In 1802 the old established Jewish families including the Adler, Speyer, Reiss, Sichel, Ellison, Hanau and the Goldsmid families became members of the Judenloge and in 1803 Nathan Rothschild joined the Lodge of Emulation in England whilst his brother James Rothschild became a 33rd degree Mason in France.

The book on the Masons, ‘Morals and Dogma’, authored by the late Sovereign Grand Commander of the Scottish rite, Albert Pike, states…

“Masonry conceals secrets from all except the adepts and sages and uses false explanations and myth interpretation of its symbols to mislead.”

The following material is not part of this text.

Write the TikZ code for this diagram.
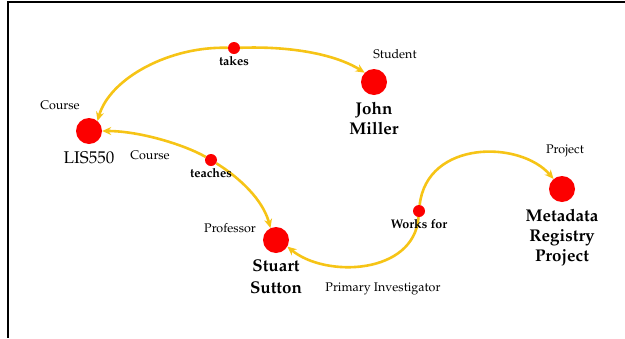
\documentclass[tikz,border=0pt]{standalone}
\usepackage[T1]{fontenc}
\usepackage{mathpazo}
\usepackage{tikz}
\usetikzlibrary{arrows.meta,positioning}
\definecolor{linkgold}{RGB}{246,196,22}
\definecolor{dotred}{RGB}{252,0,0}
\tikzset{
  classdot/.style={circle, fill=dotred, minimum size=26pt, inner sep=0pt},
  reldot/.style={circle, fill=dotred, minimum size=12pt, inner sep=0pt},
  link/.style={draw=linkgold, line width=2.6pt, -{Stealth[length=9pt,width=8pt]}},
  typelbl/.style={font=\fontsize{12.5}{14}\selectfont, inner sep=1pt},
  rellbl/.style={font=\fontsize{12.5}{14}\selectfont\bfseries, inner sep=1pt},
  namelbl/.style={font=\fontsize{17}{20}\selectfont\bfseries, align=center, inner sep=1pt}
}

\begin{document}
\begin{tikzpicture}[x=1pt, y=-1pt]
\useasboundingbox (0,0) rectangle (625,338);
\draw[line width=1.4pt] (625,2) -- (8,2) -- (8,338);

% classes
\node[classdot] (lis) at (89,131) {};
\node[classdot] (john) at (374,82) {};
\node[classdot] (stuart) at (276,240) {};
\node[classdot] (meta) at (562,189) {};

% relations
\node[reldot] (takes) at (234,48) {};
\node[reldot] (teaches) at (211,160) {};
\node[reldot] (works) at (419,211) {};

% links
\draw[link] (takes) .. controls (170,46) and (110,78) .. (lis.50);
\draw[link] (takes) .. controls (290,46) and (335,54) .. (john.135);
\draw[link] (teaches) .. controls (185,145) and (140,131) .. (lis.east);
\draw[link] (teaches) .. controls (240,178) and (263,200) .. (stuart.115);
\draw[link] (works) .. controls (427,140) and (520,140) .. (meta.130);
\draw[link] (works) .. controls (414,275) and (325,278) .. (stuart.-30);

% labels
\node[typelbl] (lisType) at (60,105) {Course};
\node[namelbl, font=\fontsize{17}{20}\selectfont, below=6pt of lis] (lisName) {LIS550};
\node[typelbl] (johnType) at (395,54) {Student};
\node[namelbl, below=6pt of john] (johnName) {John\\Miller};
\node[typelbl] (teachType) at (150,155) {Course};
\node[typelbl] (stuartType) at (230,228) {Professor};
\node[namelbl, font=\fontsize{17}{22}\selectfont\bfseries, below=5pt of stuart] (stuartName) {Stuart\\Sutton};
\node[typelbl] (piType) at (383,289) {Primary Investigator};
\node[typelbl] (metaType) at (565,151) {Project};
\node[namelbl, below=6pt of meta] (metaName) {Metadata\\Registry\\Project};
\node[rellbl, below=1pt of takes] (takesLbl) {takes};
\node[rellbl, below=1pt of teaches] (teachesLbl) {teaches};
\node[rellbl, below=1pt of works] (worksLbl) {Works for};
\end{tikzpicture}
\end{document}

The rise of Masons to political power in Israel dates back to the state’s origins in 1948. David Ben Gurion, Israel’s first Prime Minister, was a Freemason. Every Prime Minister since then has been a high level Mason, including Golda Meier who was a member of the women’s organisation, the Co-Masons. Most Israeli judges and religious figures are masons and the Rothschild-supported Hebrew University in Israel has erected an Egyptian obelisk, symbol of Freemasonry in its courtyard.

Indeed today, it is virtually impossible to obtain a state of high office in any sphere without membership of this all-pervasive body. From politicians to law-makers, to police and security agencies, they are all heavily populated at the upper echelons by high-ranking Freemasons. All of which makes claims of democracy for our society, almost laughable if it were not so serious a subject. Freemasons must always and under all circumstances put their own kind first. How then can one conclude that any election, from presidential elections down through the election of local political leaders to the appointment of company directors and high-level civil servants, could possibly be fairly conducted?

The simple answer of course is that they cannot and thus we have as our default a system whereby exploitation and corruption is the norm and not the exception, whatever we may try to convince ourselves to the contrary.